A few things round out the system that bear mentioning:  Endeavours, Ambitions, and Status.

Endeavours are an especially interesting addition in my opinion.  Between “adventures” (not sessions), characters are able to pursue their own interests depending on how long their GM gives them until the next adventure begins.  This can be used to bank money (as all the money you have disappears between adventures), earn coin, and pursue other interests such as research, training, commissioning new gear, or “fomenting dissent” along with a slew of other class-specific endeavours.

Ambitions are another nice addition.  Short-term ambitions provide behavioral guidance for characters, incentivizing them with a small XP reward to pursue their own interests even as the rest of the party pursues theirs.  Long-term ambitions are far wider-reaching and carry a far greater reward- along with the opportunity to retire the character and create a new one, carrying some bonus experience forward into the character creation process.  The party has goals, too… something to guide the group as a whole and encourage them to work together to achieve success.  All-in-all, ambitions are a great way to incentivize both character development and teamwork.

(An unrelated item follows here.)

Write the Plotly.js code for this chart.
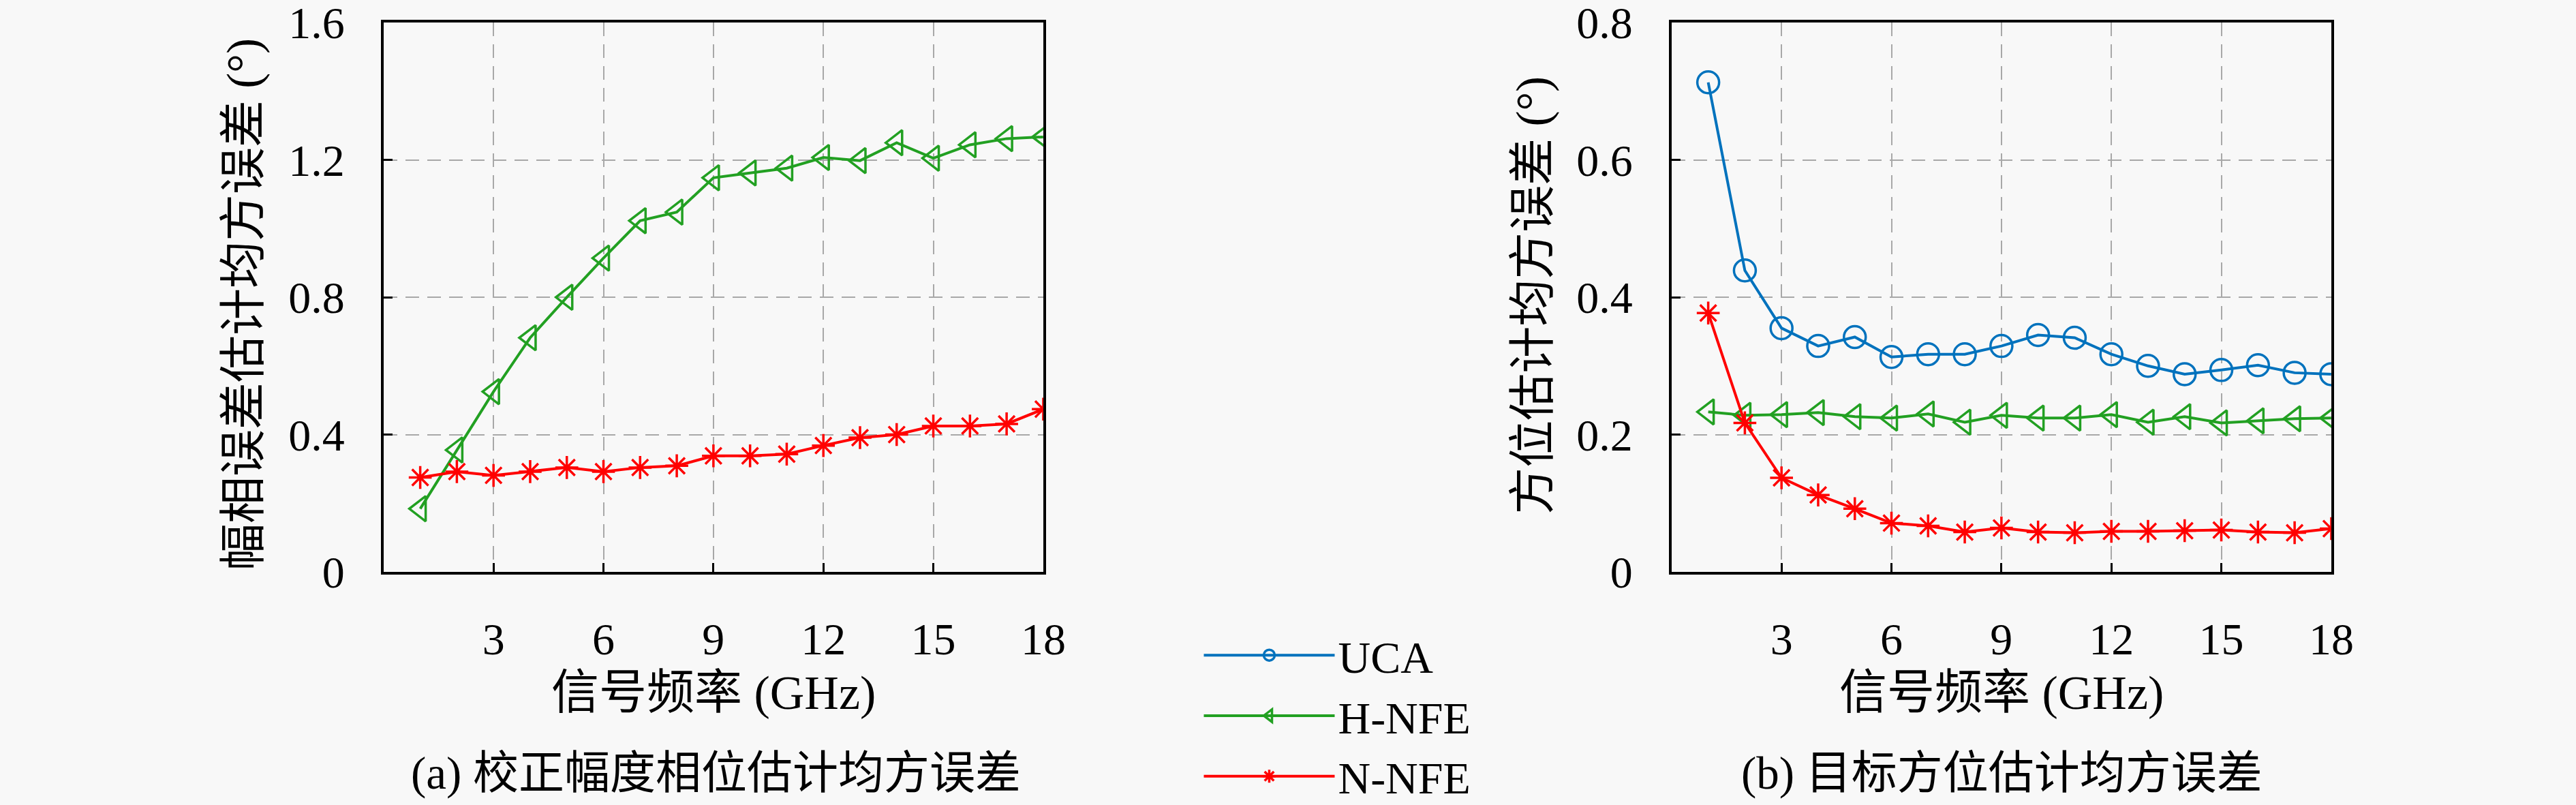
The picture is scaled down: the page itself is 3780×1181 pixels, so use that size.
<!DOCTYPE html>
<html>
<head>
<meta charset="utf-8">
<script src="https://cdn.plot.ly/plotly-3.0.1.min.js"></script>
<style>
  html, body { margin: 0; padding: 0; background: #f8f8f8; }
  #chart { width: 3780px; height: 1181px; }
</style>
</head>
<body>
<div id="chart"></div>
<script>
  // frequency points (GHz)
  const freq = [1, 2, 3, 4, 5, 6, 7, 8, 9, 10, 11, 12, 13, 14, 15, 16, 17, 18];

  // (a) amplitude/phase calibration RMSE
  const hnfeCal = [0.184, 0.355, 0.525, 0.682, 0.80, 0.914, 1.023, 1.048, 1.148, 1.162, 1.176, 1.207, 1.198, 1.25, 1.205, 1.244, 1.262, 1.267];
  const nnfeCal = [0.275, 0.292, 0.281, 0.292, 0.304, 0.292, 0.304, 0.309, 0.338, 0.338, 0.343, 0.368, 0.391, 0.40, 0.425, 0.425, 0.431, 0.474];

  // (b) azimuth RMSE
  const ucaAz  = [0.713, 0.439, 0.355, 0.329, 0.342, 0.313, 0.317, 0.317, 0.329, 0.345, 0.341, 0.317, 0.30, 0.288, 0.294, 0.301, 0.29, 0.288];
  const hnfeAz = [0.233, 0.228, 0.229, 0.232, 0.226, 0.224, 0.230, 0.218, 0.228, 0.224, 0.224, 0.229, 0.218, 0.226, 0.217, 0.220, 0.223, 0.224];
  const nnfeAz = [0.377, 0.217, 0.137, 0.112, 0.092, 0.071, 0.067, 0.058, 0.064, 0.058, 0.057, 0.059, 0.059, 0.060, 0.061, 0.058, 0.057, 0.063];

  const xTicks = [3, 6, 9, 12, 15, 18];
  const yTicksA = [0, 0.4, 0.8, 1.2, 1.6];
  const yTextA = ["0", "0.4", "0.8", "1.2", "1.6"];
  const yTicksB = [0, 0.2, 0.4, 0.6, 0.8];
  const yTextB = ["0", "0.2", "0.4", "0.6", "0.8"];

  const BLUE = "#0072BD", GREEN = "#22a022", RED = "#ff0000";
  const FONT = "Liberation Serif, 'Noto Sans CJK SC', serif";

  function series(x, y, name, color, symbol, xa, ya, show) {
    return {
      x: x, y: y, name: name, xaxis: xa, yaxis: ya,
      type: "scatter", mode: "lines+markers",
      line: { color: color, width: 4 },
      marker: { symbol: symbol, size: symbol == "asterisk-open" ? 28 : 32, color: color,
                line: { color: color, width: 3.5 } },
      legendgroup: name, showlegend: show
    };
  }

  var data = [
    series(freq, hnfeCal, "H-NFE", GREEN, "triangle-left-open", "x", "y", false),
    series(freq, nnfeCal, "N-NFE", RED, "asterisk-open", "x", "y", false),
    series(freq, ucaAz, "UCA", BLUE, "circle-open", "x2", "y2", true),
    series(freq, hnfeAz, "H-NFE", GREEN, "triangle-left-open", "x2", "y2", true),
    series(freq, nnfeAz, "N-NFE", RED, "asterisk-open", "x2", "y2", true)
  ];

  function xaxis(domain, anchor) {
    return {
      domain: domain, anchor: anchor, range: [0, 18.0001],
      tickvals: xTicks, ticks: "inside", ticklen: 13, tickwidth: 3, tickcolor: "#000",
      ticklabelstandoff: 38, ticklabeloverflow: "allow",
      showline: true, linecolor: "#000", linewidth: 4, mirror: true,
      showgrid: true, gridcolor: "#a8a8a8", gridwidth: 2, griddash: "20px,12px",
      zeroline: false, tickfont: { family: FONT, size: 66, color: "#000" }
    };
  }
  function yaxis(range, vals, text, anchor) {
    return {
      domain: [0.2896, 0.972], anchor: anchor, range: range,
      tickvals: vals, ticktext: text, ticks: "inside", ticklen: 13, tickwidth: 3, tickcolor: "#000",
      ticklabelstandoff: 40, ticklabeloverflow: "allow",
      showline: true, linecolor: "#000", linewidth: 4, mirror: true,
      showgrid: true, gridcolor: "#a8a8a8", gridwidth: 2, griddash: "20px,12px",
      zeroline: false, tickfont: { family: FONT, size: 66, color: "#000" }
    };
  }

  function note(text, x, y, size, angle) {
    return { text: text, x: x, y: y, xref: "paper", yref: "paper", showarrow: false,
             textangle: angle || 0, xanchor: "center", yanchor: "middle",
             font: { family: FONT, size: size, color: "#000" } };
  }

  var layout = {
    width: 3780, height: 1181,
    margin: { l: 0, r: 0, t: 0, b: 0, autoexpand: false },
    paper_bgcolor: "#f8f8f8", plot_bgcolor: "#f8f8f8",
    xaxis: xaxis([0.1489, 0.4050], "y"),
    yaxis: yaxis([0, 1.6002], yTicksA, yTextA, "x"),
    xaxis2: xaxis([0.6489, 0.9050], "y2"),
    yaxis2: yaxis([0, 0.8001], yTicksB, yTextB, "x2"),
    showlegend: true,
    legend: {
      x: 0.466, y: 0.228, xanchor: "left", yanchor: "top",
      bgcolor: "rgba(0,0,0,0)", itemwidth: 192, tracegroupgap: 0,
      font: { family: FONT, size: 66, color: "#000" }
    },
    annotations: [
      note("幅相误差估计均方误差 (°)", 0.0947, 0.6224, 69, -90),
      note("方位估计均方误差 (°)", 0.5952, 0.6334, 69, -90),
      note("信号频率 (GHz)", 0.2770, 0.1390, 70),
      note("信号频率 (GHz)", 0.7770, 0.1390, 70),
      note("(a) 校正幅度相位估计均方误差", 0.2778, 0.0390, 67),
      note("(b) 目标方位估计均方误差", 0.7770, 0.0390, 67)
    ]
  };

  Plotly.newPlot("chart", data, layout, { displayModeBar: false });
</script>
</body>
</html>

Finally, status is something I haven’t gotten to play with in an active session much, but it’s something I really want to incorporate more of into my games.  Character status comes into play in endeavours as it relates to how much coin you can make and carry into the new adventure, but it’s also useful for social situations.  When characters are of different social tiers (Brass, Silver, or Gold), they confer different bonuses to one another based on which social skills are used against which class (Brass beggars actually gain a bonus to Begging when begging from Silver tier characters).  Additionally, several talents confer a specific bonus based upon status (such as Beneath Notice – who’s effects you can likely guess).  It helps round out the social side of the game, which I always felt 2nd edition neglected.  Social combat is still lacking, but that simply forces players (PCs and GMs alike) to work harder to bring those social situations to life- and I don’t mind at all.